An example would be if a borrower’s liquidity in one quarter were to fall below the covenant threshold (generally around 10% of the loan amount). In such a scenario, even if progress on the project was going as planned, payments were on time, etc., the borrower could go into default due to the liquidity covenant.

Enact Partners evaluates each deal on its individual merits and overall performance rather than rigidly adhering to pre-set criteria. Our goal is for the project to succeed. We succeed when our borrowers succeed.

Floating in Uncertainty

For bridge and construction loans, banks generally originate loans with floating rates. Floating rates expose borrowers to market fluctuations where deals that began with seemingly favorable rates can quickly escalate.

For example, a deal originating in January 2023 with a floating rate of Prime+300 (Prime was 7.5% at the time) would have started at 10.5%. Now, with Prime currently at 8.5%, the floating rate for the loan would be at 11.5%.

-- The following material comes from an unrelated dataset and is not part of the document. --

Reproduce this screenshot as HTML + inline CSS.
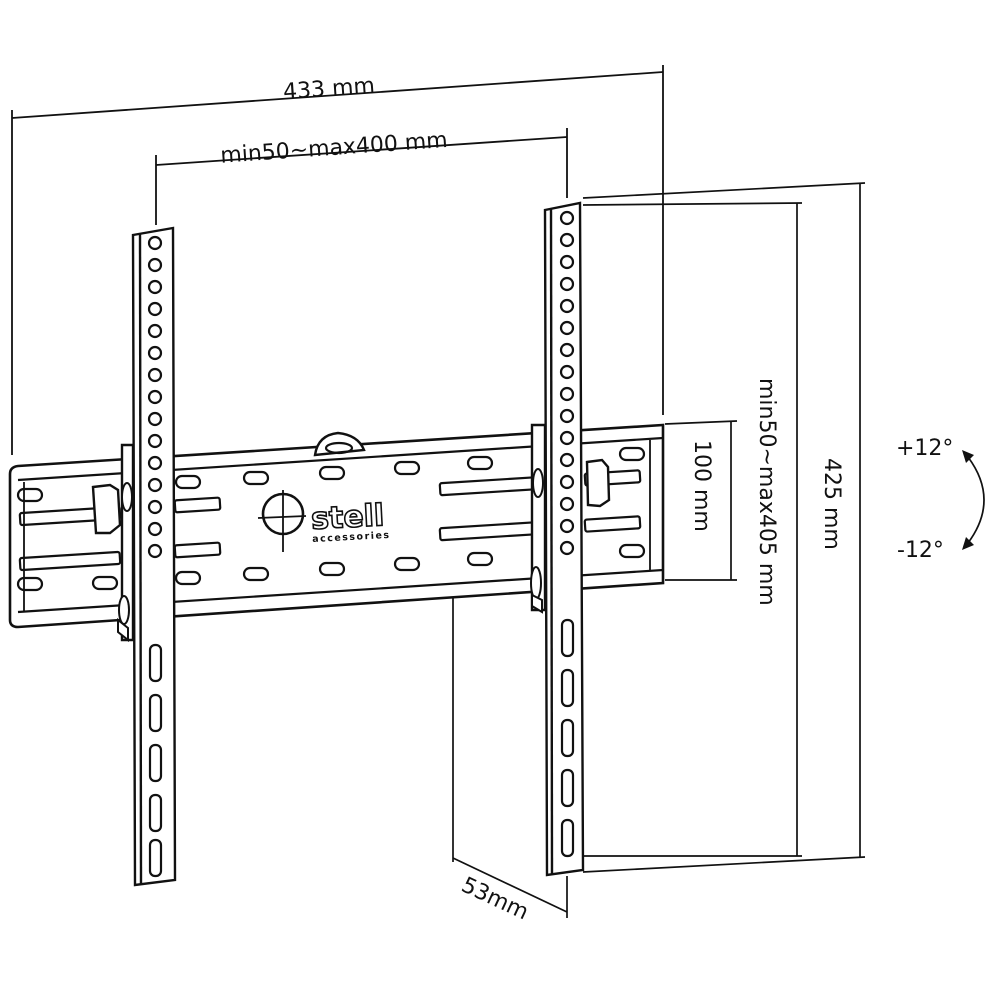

Additionally, sometimes there are no caps on the floating rates to protect borrowers from severe rate spikes. That means, for a 36-month bridge loan originated in June 2020 at Prime+500 (when Prime was 3.25%) the borrower would be paying an interest rate of 13.5% today, often with no upper limit on how high the rate might go.

Financing Built for You

Until rates and lending markets stabilize, Enact Partners expects banks and institutional lenders to remain risk averse and reluctant to lend for business purposes. With reports of banks not lending or pulling out of business purpose loans at the eleventh hour, it’s risky business. Borrowers and commercial real estate investors seeking financing for a new project or hoping to complete one already underway are understandably nervous.

Enact Partners will not leave borrowers stranded. We offer borrowers a reliable, flexible, and stable alternative to banks. Despite recent trends, we continue to lend on commercial real estate projects with solid fundamentals.